In 2013, after 15 years of diamond, cobalt, and oil deals in Congo, Gertler made Forbes’ list of the world’s top 25 youngest billionaires. He has boasted that, “At the end of the day, yes, I’m looking to create a lot of wealth.” Meanwhile, the source of that wealth, a nation with vast natural resources, has been shattered by systematic looting. Seventy-seven percent of Congo’s population still lives under the poverty line, and nearly half its children under age 5 are malnourished.
When the U.S. Treasury Department first issued the executive order implementing the Global Magnitsky sanctions program two years ago, Gertler was one of the first people targeted, along with 19 of his companies and one of his trusted associates. This powerful law allows the United States to sanction individuals and companies anywhere in the world that are involved in corruption or human rights violations.
- Alan Dershowitz, former FBI director lobbying for sanctioned Israeli billionaire
- Israeli diamond tycoon with ties to Democratic Republic of Congo slapped with U.S. sanctions
- The Paradise Papers: Haaretz reveals some of the Israeli businessmen and firms registered in offshore tax havens
- Congo probing Israeli billionaire’s loan to state firm
With Global Magnitsky and modernized sanctions targeting entire corrupt business networks, the United States is deploying proven techniques once reserved for countering terrorism and nuclear proliferation to support human rights and good governance, an historic step forward for international justice.
Gertler, however, is now actively attempting to dodge those sanctions in a series of power plays that allow him to continue to loot Congo of its natural treasures. He has set up new companies after being sanctioned, according to Congolese corporate records reviewed by The Sentry. These allow him to continue to be paid tens of millions of dollars in royalties by mining giant Glencore, this time in euros as a tactic to evade the legal jurisdiction of U.S. dollar transactions.
Gertler has also cut post-sanctions deals to have his companies’ oil permits extended by the Congolese government despite allegedly not following DRC investment rules. If the government sells the oil blocks, this would net Gertler another post-sanctions $150 million, according to two people familiar with the negotiations.
In 2018, the U.S. followed its original action with sanctions against 14 additional Gertler-affiliated companies and a Justice Department subpoena to Glencore that, according to sources familiar with the matter, requested information about Gertler’s activities.
Gertler recently upped the ante by hiring former FBI Director Louis Freeh and President Trump’s legal advisor, attorney Alan Dershowitz to lobby on his behalf.
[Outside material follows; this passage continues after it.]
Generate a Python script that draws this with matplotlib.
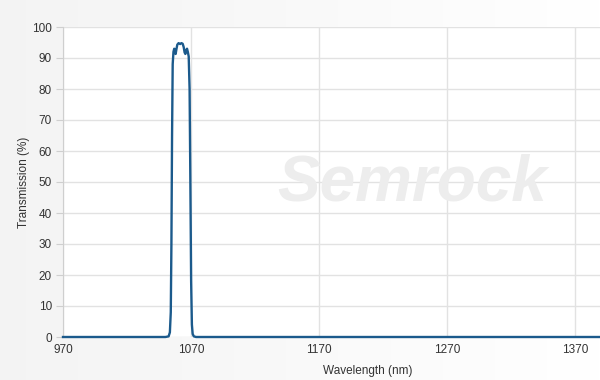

Their high profiles suggest that the sanctions are having some effect even as Gertler attempts to poke holes in the net of accountability. But unless the U.S. closes those gaps by sanctioning Gertler’s new companies and enforcing the existing penalties, he and his cronies will seriously undermine U.S. anti-corruption efforts.
When Iran attempted to develop methods for evading sanctions in the late 2000s and early 2010s, the U.S. responded with a mix of strong diplomacy and secondary sanctions that essentially presented foreign governments and banks with a clear choice: Either do business with the sanctions target, or with the United States. The U.S. government should do the same with Gertler and others sanctioned for major corruption and human rights abuses.
How Gertler’s efforts play out will have significant implications for U.S. foreign policy and, more broadly, for international justice. At risk is the efficacy of targeted network sanctions and global anti-money laundering approaches, two of the most important policy tools the United States has in creating leverage for change.